Subsection 149-30(1) states that:
The asset stops being a *pre-CGT asset at the earliest time when *majority underlying interests in the asset were not had by *ultimate owners who had *majority underlying interests in the asset immediately before 20 September 1985.
IT 2340 further elaborates that where such a change occurs the provision operates to deem the assets to have been acquired after 19 September 1985 so that any subsequent real capital gain on the assets will fall within the tax base. Paragraph 2 of IT 2340 also states that the clear policy of the law thus permits and requires that, for the purposes of the relevant provisions, chains of companies, partnerships and trusts are to be “looked through” in order to determine whether there has been a change in the effective interests of natural persons in the assets.
Where within those chains of entities there is a discretionary trusts, IT 2340 states1:
5. In relation to what are generally referred to as discretionary trusts, i.e., family trusts, the trustees of which have discretionary powers as to the distribution of trust income or property to beneficiaries, in considering the question of whether majority underlying interests have been maintained in the assets of the trust it will be relevant to take into account the way in which the discretionary powers of the trustees are in fact exercised.
6. Where a trustee continues to administer a trust for the benefit of members of a particular family, for example, it will not bring section 160ZZS into application merely because distributions to family members who are beneficiaries are made in such amounts and to such of those beneficiaries as the trustee determines in the exercise of his discretion.
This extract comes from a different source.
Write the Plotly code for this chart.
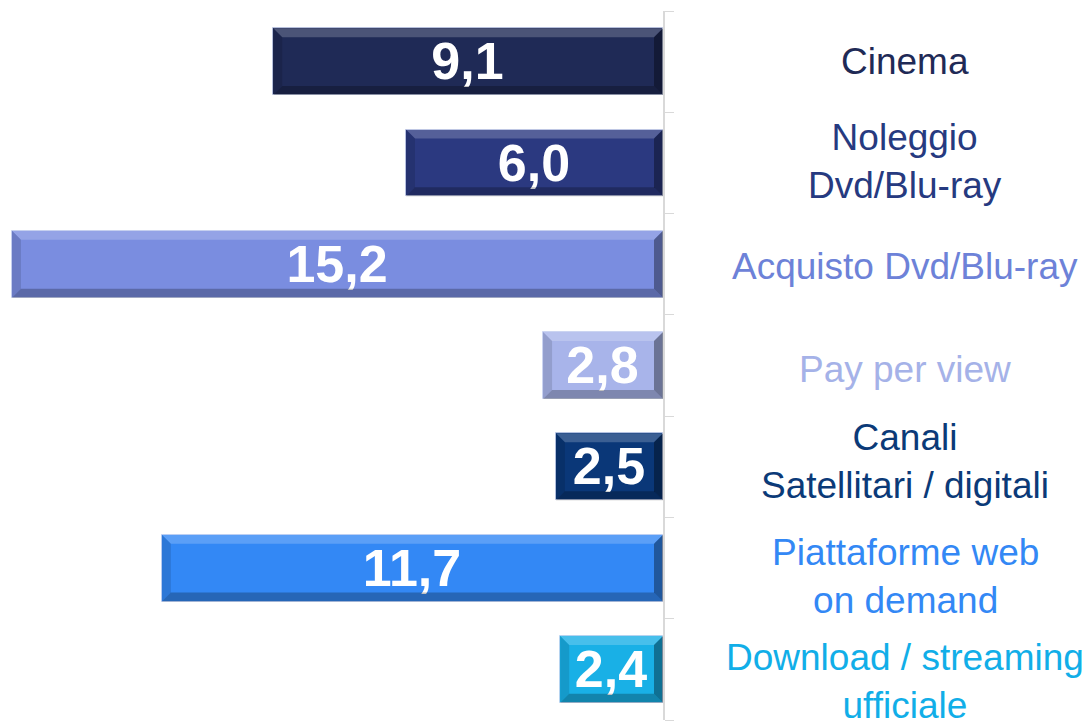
import plotly.graph_objects as go

# Categories (top to bottom), values and colours
categories = [
    "Cinema",
    "Noleggio<br>Dvd/Blu-ray",
    "Acquisto Dvd/Blu-ray",
    "Pay per view",
    "Canali<br>Satellitari / digitali",
    "Piattaforme web<br>on demand",
    "Download / streaming<br>ufficiale",
]
values = [9.1, 6.0, 15.2, 2.8, 2.5, 11.7, 2.4]
bar_colors = ["#1f2a56", "#2b3980", "#7a8de0", "#a8b4ea", "#0a3778", "#3388f5", "#19b0e6"]
label_colors = ["#1f2a56", "#263a80", "#6d82d8", "#a5b2e8", "#0b3a78", "#3388f5", "#11aee8"]
# vertical nudge of each label (plotly: positive = up)
label_shift = [0, 1, -2, -4, 5, -8, -12]

positions = list(range(len(categories)))
BAR_W = 0.66
X_MAX = 15.48
FONT = "Liberation Sans"

fig = go.Figure()
fig.add_trace(go.Bar(
    x=values,
    y=positions,
    orientation="h",
    width=BAR_W,
    marker=dict(color=bar_colors, line=dict(color="rgba(200,210,240,0.7)", width=1)),
    texttemplate="%{x:.1f}",
    textposition="inside",
    insidetextanchor="middle",
    constraintext="none",
    textangle=0,
    textfont=dict(family=FONT, size=52, color="white", weight="bold"),
    hoverinfo="skip",
))

# Bevelled edges on each bar
shapes = []
bx = 9 / 42.83
by = 9 / 101.3
h = BAR_W / 2
for i, v in enumerate(values):
    top, bot = i - h, i + h
    strips = [
        # top highlight
        (f"M {v},{top} L 0,{top} L {bx},{top + by} L {v - bx},{top + by} Z", "rgba(255,255,255,0.2)"),
        # bottom shade
        (f"M {v},{bot} L 0,{bot} L {bx},{bot - by} L {v - bx},{bot - by} Z", "rgba(0,0,0,0.25)"),
        # right shade
        (f"M 0,{top} L 0,{bot} L {bx},{bot - by} L {bx},{top + by} Z", "rgba(0,0,0,0.36)"),
        # left shade
        (f"M {v},{top} L {v},{bot} L {v - bx},{bot - by} L {v - bx},{top + by} Z", "rgba(0,0,0,0.12)"),
    ]
    for path, col in strips:
        shapes.append(dict(type="path", path=path, xref="x", yref="y",
                           fillcolor=col, line=dict(width=0), layer="above"))

# Category labels on the right of the axis
plot_w = 663
annotations = []
for i, (cat, col) in enumerate(zip(categories, label_colors)):
    annotations.append(dict(
        x=905 / plot_w, xref="paper", y=i, yref="y",
        text=cat, showarrow=False, xanchor="center", yanchor="middle",
        align="center", yshift=label_shift[i],
        font=dict(family=FONT, size=37, color=col),
    ))

fig.update_layout(
    width=1091,
    height=721,
    margin=dict(l=0, r=428, t=11, b=1),
    paper_bgcolor="white",
    plot_bgcolor="white",
    separators=",.",
    showlegend=False,
    bargap=0,
    shapes=shapes,
    annotations=annotations,
    xaxis=dict(range=[X_MAX, 0], visible=False, fixedrange=True),
    yaxis=dict(
        range=[6.5, -0.5],
        side="right",
        showline=True,
        linecolor="#d9d9d9",
        linewidth=2,
        ticks="outside",
        ticklen=9,
        tickwidth=1,
        tickcolor="#d9d9d9",
        tickvals=[p - 0.5 for p in positions] + [len(positions) - 0.5],
        showticklabels=False,
        showgrid=False,
        zeroline=False,
        fixedrange=True,
    ),
)

fig.write_html("out.html")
7. In such a case the Commissioner would, in terms of sub-section 160ZZS(1), find it reasonable to assume that for all practical purposes the majority underlying interests in the trust assets have not changed. That is consistent with the role of the section to close potential avenues for avoidance of tax in cases where there is a substantial change in underlying ownership of assets and the legislative guidance contained in Subdivision G of Division 3 of Part III of the Act. On that basis, trust assets acquired by the trustee before 20 September 1985 would remain outside the scope of the capital gains and losses provisions of the Act.
To maintain the pre-CGT status of your asset, under subsection 149-30(1) of the ITAA 1997 and IT 2340, there must not be a significant change in the majority underlying ownership of the asset since the pre-CGT date. In your case, since there were no significant changes in the beneficiaries, even when look through the chain of entities to the family trusts, the Commissioner does find it reasonable to assume that for all practical purposes that there has not been a change in majority underlying interests of the trust. Therefore subsection 149-30(1) of the ITAA 1997 does not apply and the units held will retain their pre-CGT status.